EXERCISE = Copy every line of the data in which the word "Write" occurs.

PROVIDED DATA =
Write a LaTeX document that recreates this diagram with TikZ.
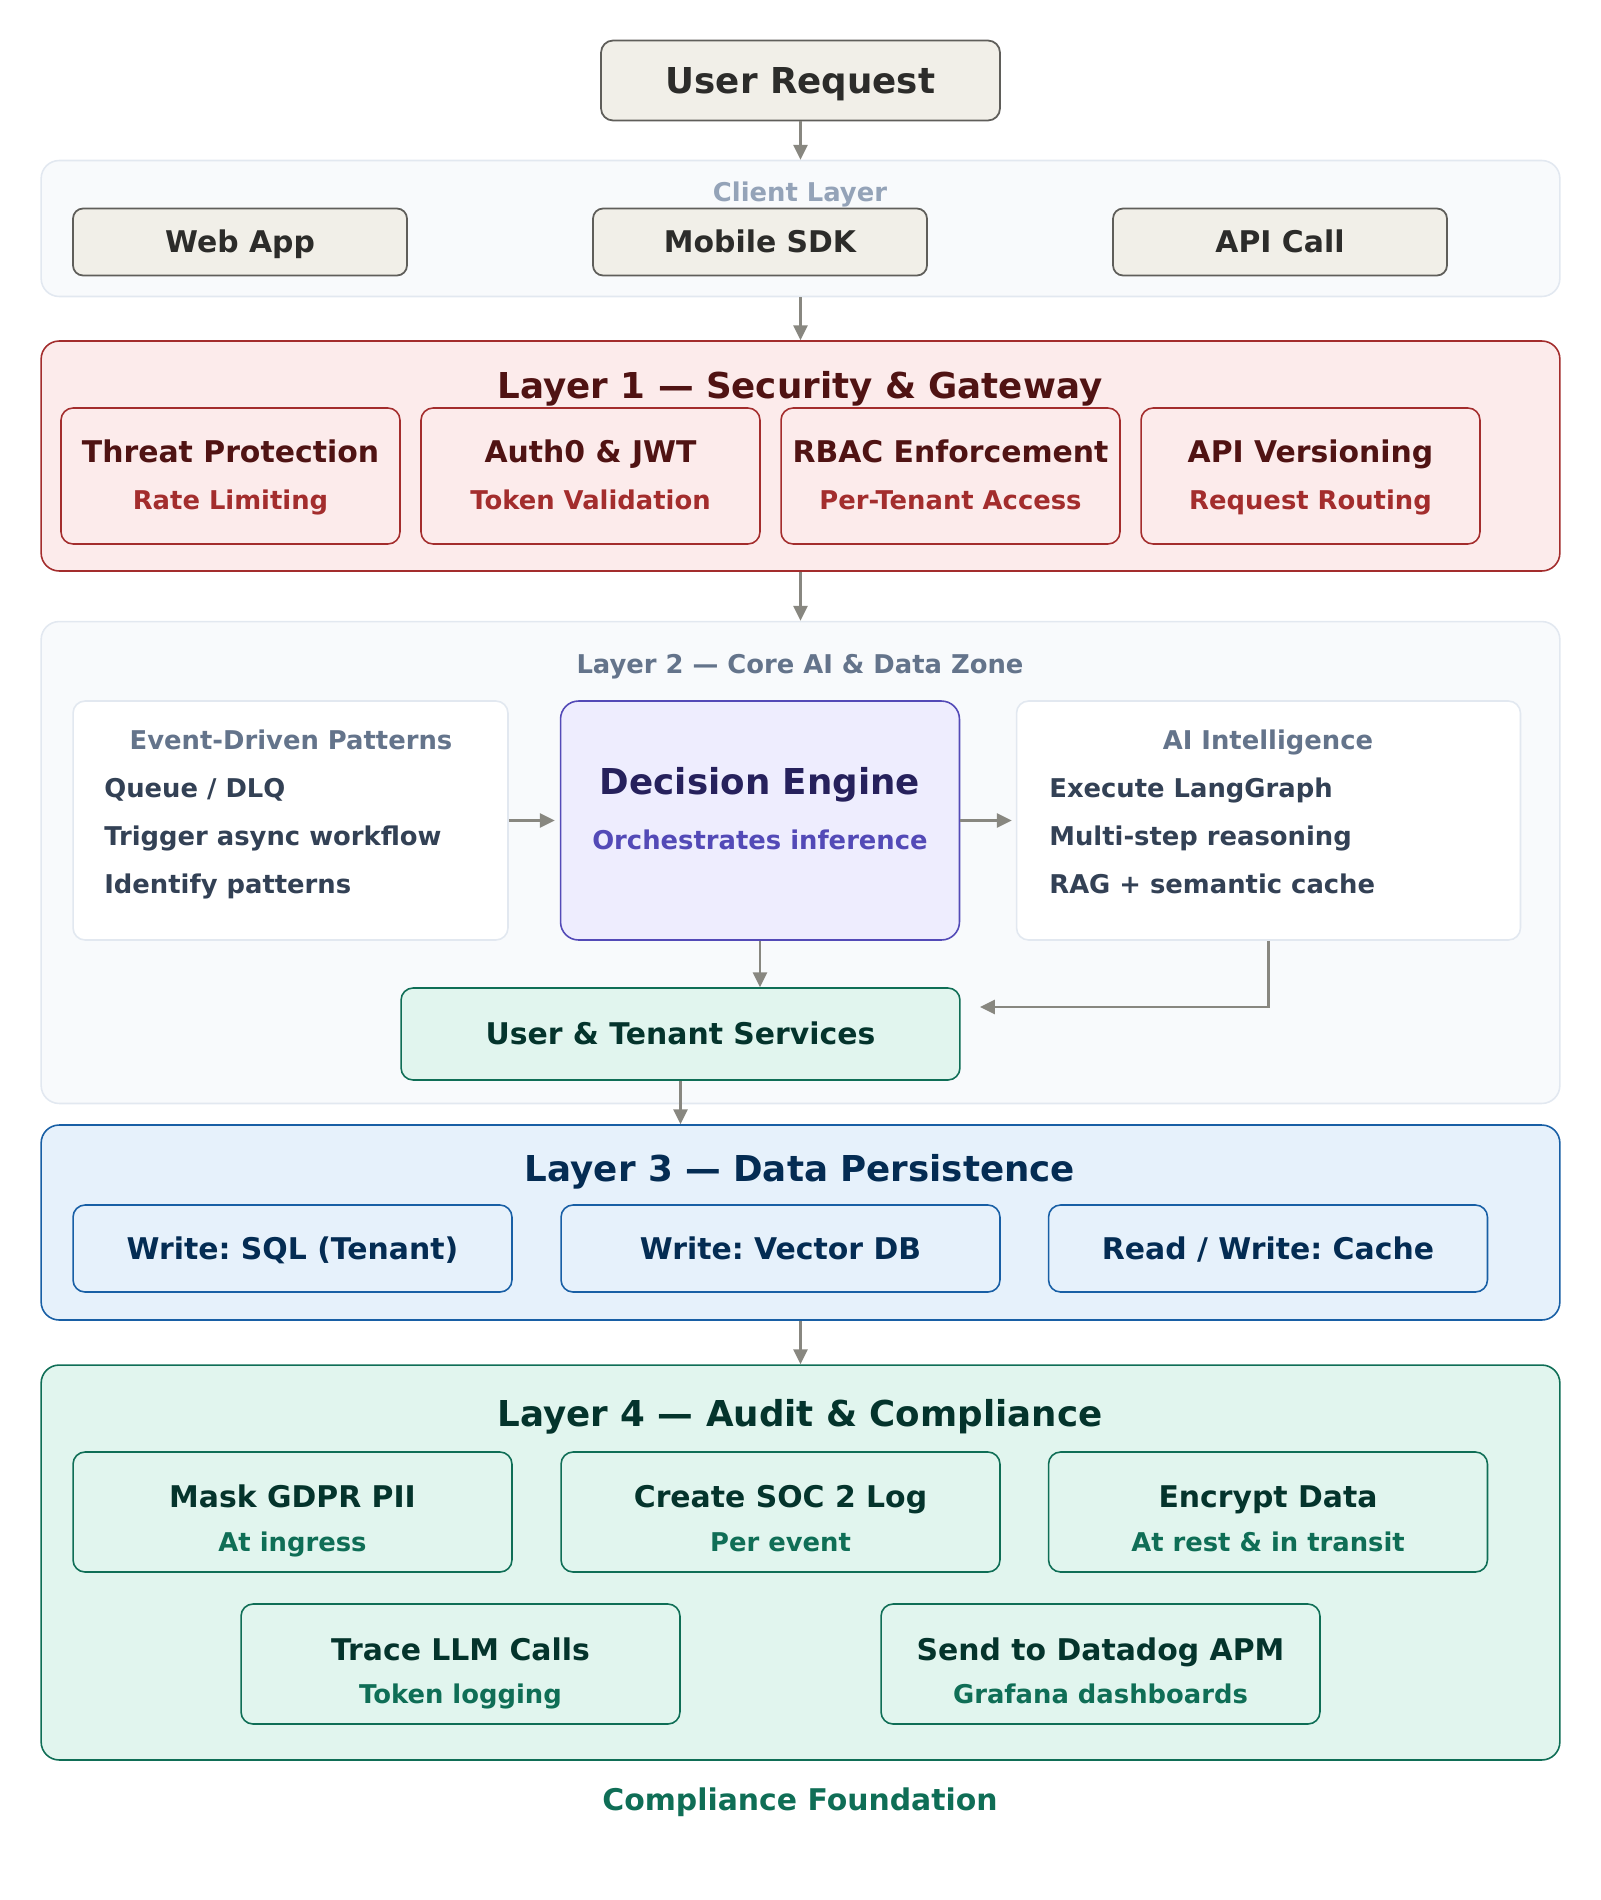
\documentclass[tikz,border=0pt]{standalone}
\usepackage{fontspec}
\setmainfont{DejaVu Sans}
\usetikzlibrary{arrows.meta}
\frenchspacing

\definecolor{arrowgray}{HTML}{888780}
\definecolor{chipfill}{HTML}{F1EFE8}
\definecolor{chipline}{HTML}{5F5E5A}
\definecolor{chiptext}{HTML}{2C2C2A}
\definecolor{zonefill}{HTML}{F8FAFC}
\definecolor{zoneline}{HTML}{E2E8F0}
\definecolor{zonelabel}{HTML}{94A3B8}
\definecolor{zonetitle}{HTML}{64748B}
\definecolor{itemtext}{HTML}{334155}
\definecolor{secfill}{HTML}{FCEBEB}
\definecolor{secline}{HTML}{A32D2D}
\definecolor{sectext}{HTML}{501313}
\definecolor{decfill}{HTML}{EEEDFE}
\definecolor{decline}{HTML}{534AB7}
\definecolor{dectext}{HTML}{26215C}
\definecolor{grnfill}{HTML}{E1F5EE}
\definecolor{grnline}{HTML}{0F6E56}
\definecolor{grntext}{HTML}{04342C}
\definecolor{bluefill}{HTML}{E6F1FB}
\definecolor{blueline}{HTML}{185FA5}
\definecolor{bluetext}{HTML}{042C53}

\begin{document}
\begin{tikzpicture}[x=0.02cm, y=-0.02cm,
    every node/.style={inner sep=0pt},
    bigfont/.style={font=\fontsize{20.3}{24}\selectfont\bfseries, text height=14.8pt, text depth=0pt},
    midfont/.style={font=\fontsize{17}{20}\selectfont\bfseries, text height=12.4pt, text depth=0pt},
    smallfont/.style={font=\fontsize{14.7}{18}\selectfont\bfseries, text height=10.7pt, text depth=0pt},
    conn/.style={draw=arrowgray, line width=1.4pt, -{Triangle[length=8.5pt,width=8pt]}},
    chip/.style={draw=chipline, fill=chipfill, text=chiptext, line width=1pt, rounded corners=0.2cm, minimum width=6.68cm, minimum height=1.34cm},
    zone/.style={draw=zoneline, fill=zonefill, line width=0.9pt, rounded corners=0.36cm, minimum width=30.38cm},
    panel/.style={draw=zoneline, fill=white, line width=0.9pt, rounded corners=0.24cm, minimum height=4.78cm},
    secbox/.style={draw=secline, fill=secfill, line width=0.9pt, rounded corners=0.36cm, minimum width=30.38cm},
    secitem/.style={draw=secline, fill=secfill, line width=0.9pt, rounded corners=0.24cm, minimum width=6.78cm, minimum height=2.72cm},
    decbox/.style={draw=decline, fill=decfill, line width=0.9pt, rounded corners=0.36cm, minimum width=7.98cm, minimum height=4.78cm},
    grnbox/.style={draw=grnline, fill=grnfill, line width=0.9pt, rounded corners=0.36cm},
    grnitem/.style={draw=grnline, fill=grnfill, line width=0.9pt, rounded corners=0.24cm, minimum width=8.78cm, minimum height=2.4cm},
    bluebox/.style={draw=blueline, fill=bluefill, line width=0.9pt, rounded corners=0.36cm, minimum width=30.38cm},
    blueitem/.style={draw=blueline, fill=bluefill, line width=0.9pt, rounded corners=0.24cm, minimum width=8.78cm, minimum height=1.74cm}]
    \useasboundingbox (0,0) rectangle (1600,1900);

    % User request
    \node[chip, bigfont, minimum width=7.98cm, minimum height=1.6cm, rounded corners=0.24cm] (user) at (800.5,80.5) {User Request};

    % Client layer
    \node[zone, minimum height=2.72cm] (client) at (800.5,228.5) {};
    \node[smallfont, text=zonelabel] (clientlbl) at (800,192) {Client Layer};
    \node[chip, midfont] (web) at (240,242) {Web App};
    \node[chip, midfont] (mobile) at (760,242) {Mobile SDK};
    \node[chip, midfont] (apicall) at (1280,242) {API Call};

    % Layer 1
    \node[secbox, minimum height=4.6cm] (sec) at (800.5,456) {};
    \node[bigfont, text=sectext] (sectitle) at (800,385) {Layer 1 — Security \& Gateway};
    \node[secitem] (threat) at (230.5,476) {};
    \node[midfont, text=sectext] (threatname) at (230.5,452) {Threat Protection};
    \node[smallfont, text=secline] (threatsub) at (230.5,500) {Rate Limiting};
    \node[secitem] (auth) at (590.5,476) {};
    \node[midfont, text=sectext] (authname) at (590.5,452) {Auth0 \& JWT};
    \node[smallfont, text=secline] (authsub) at (590.5,500) {Token Validation};
    \node[secitem] (rbac) at (950.5,476) {};
    \node[midfont, text=sectext] (rbacname) at (950.5,452) {RBAC Enforcement};
    \node[smallfont, text=secline] (rbacsub) at (950.5,500) {Per-Tenant Access};
    \node[secitem] (version) at (1310.5,476) {};
    \node[midfont, text=sectext] (versionname) at (1310.5,452) {API Versioning};
    \node[smallfont, text=secline] (versionsub) at (1310.5,500) {Request Routing};

    % Layer 2
    \node[zone, minimum height=9.64cm] (core) at (800.5,862.5) {};
    \node[smallfont, text=zonetitle] (coretitle) at (800,664) {Layer 2 — Core AI \& Data Zone};

    \node[panel, minimum width=8.7cm] (events) at (290.5,820.5) {};
    \node[smallfont, text=zonetitle] (eventstitle) at (291,740) {Event-Driven Patterns};
    \node[smallfont, text=itemtext, anchor=west] (ev1) at (104,788) {Queue / DLQ};
    \node[smallfont, text=itemtext, anchor=west] (ev2) at (104,836) {Trigger async workflow};
    \node[smallfont, text=itemtext, anchor=west] (ev3) at (104,884) {Identify patterns};

    \node[decbox] (decision) at (760,820.5) {};
    \node[bigfont, text=dectext] (dectitle) at (760,781) {Decision Engine};
    \node[smallfont, text=decline] (decsub) at (760,840) {Orchestrates inference};

    \node[panel, minimum width=10.08cm] (ai) at (1268.5,820.5) {};
    \node[smallfont, text=zonetitle] (aititle) at (1268,740) {AI Intelligence};
    \node[smallfont, text=itemtext, anchor=west] (ai1) at (1049,788) {Execute LangGraph};
    \node[smallfont, text=itemtext, anchor=west] (ai2) at (1049,836) {Multi-step reasoning};
    \node[smallfont, text=itemtext, anchor=west] (ai3) at (1049,884) {RAG + semantic cache};

    \node[grnbox, midfont, text=grntext, rounded corners=0.24cm, minimum width=11.18cm, minimum height=1.84cm] (tenant) at (680.5,1034) {User \& Tenant Services};
    \coordinate (aiend) at (980,1007);

    % Layer 3
    \node[bluebox, minimum height=3.9cm] (data) at (800.5,1222.5) {};
    \node[bigfont, text=bluetext] (datatitle) at (800,1168) {Layer 3 — Data Persistence};
    \node[blueitem, midfont, text=bluetext] (sql) at (292.5,1248.5) {Write: SQL (Tenant)};
    \node[blueitem, midfont, text=bluetext] (vector) at (780.5,1248.5) {Write: Vector DB};
    \node[blueitem, midfont, text=bluetext] (cache) at (1268,1248.5) {Read / Write: Cache};

    % Layer 4
    \node[grnbox, minimum width=30.38cm, minimum height=7.9cm] (audit) at (800.5,1562.5) {};
    \node[bigfont, text=grntext] (audittitle) at (800,1413) {Layer 4 — Audit \& Compliance};
    \node[grnitem] (gdpr) at (292.5,1512) {};
    \node[midfont, text=grntext] (gdprname) at (292.5,1497) {Mask GDPR PII};
    \node[smallfont, text=grnline] (gdprsub) at (292.5,1542) {At ingress};
    \node[grnitem] (soc) at (780.5,1512) {};
    \node[midfont, text=grntext] (socname) at (780.5,1497) {Create SOC 2 Log};
    \node[smallfont, text=grnline] (socsub) at (780.5,1542) {Per event};
    \node[grnitem] (encrypt) at (1268,1512) {};
    \node[midfont, text=grntext] (encryptname) at (1268,1497) {Encrypt Data};
    \node[smallfont, text=grnline] (encryptsub) at (1268,1542) {At rest \& in transit};
    \node[grnitem] (trace) at (460.5,1664) {};
    \node[midfont, text=grntext] (tracename) at (460.5,1650) {Trace LLM Calls};
    \node[smallfont, text=grnline] (tracesub) at (460.5,1694) {Token logging};
    \node[grnitem] (datadog) at (1100.5,1664) {};
    \node[midfont, text=grntext] (datadogname) at (1100.5,1650) {Send to Datadog APM};
    \node[smallfont, text=grnline] (datadogsub) at (1100.5,1694) {Grafana dashboards};

    \node[midfont, text=grnline] (foundation) at (800,1800) {Compliance Foundation};

    % Connectors
    \draw[conn] (user.south) -- (client.north);
    \draw[conn] (client.south) -- (sec.north);
    \draw[conn] (sec.south) -- (core.north);
    \draw[conn, shorten >=0.1cm] (events.east) -- (decision.west);
    \draw[conn, shorten >=0.08cm] (decision.east) -- (ai.west);
    \draw[conn] (decision.south) -- (decision.south |- tenant.north);
    \draw[conn] (ai.south) |- (aiend);
    \draw[conn] (tenant.south) -- (tenant.south |- data.north);
    \draw[conn] (data.south) -- (audit.north);
\end{tikzpicture}
\end{document}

RESPONSE BELOW =
Write a LaTeX document that recreates this diagram with TikZ.
    \node[blueitem, midfont, text=bluetext] (sql) at (292.5,1248.5) {Write: SQL (Tenant)};
    \node[blueitem, midfont, text=bluetext] (vector) at (780.5,1248.5) {Write: Vector DB};
    \node[blueitem, midfont, text=bluetext] (cache) at (1268,1248.5) {Read / Write: Cache};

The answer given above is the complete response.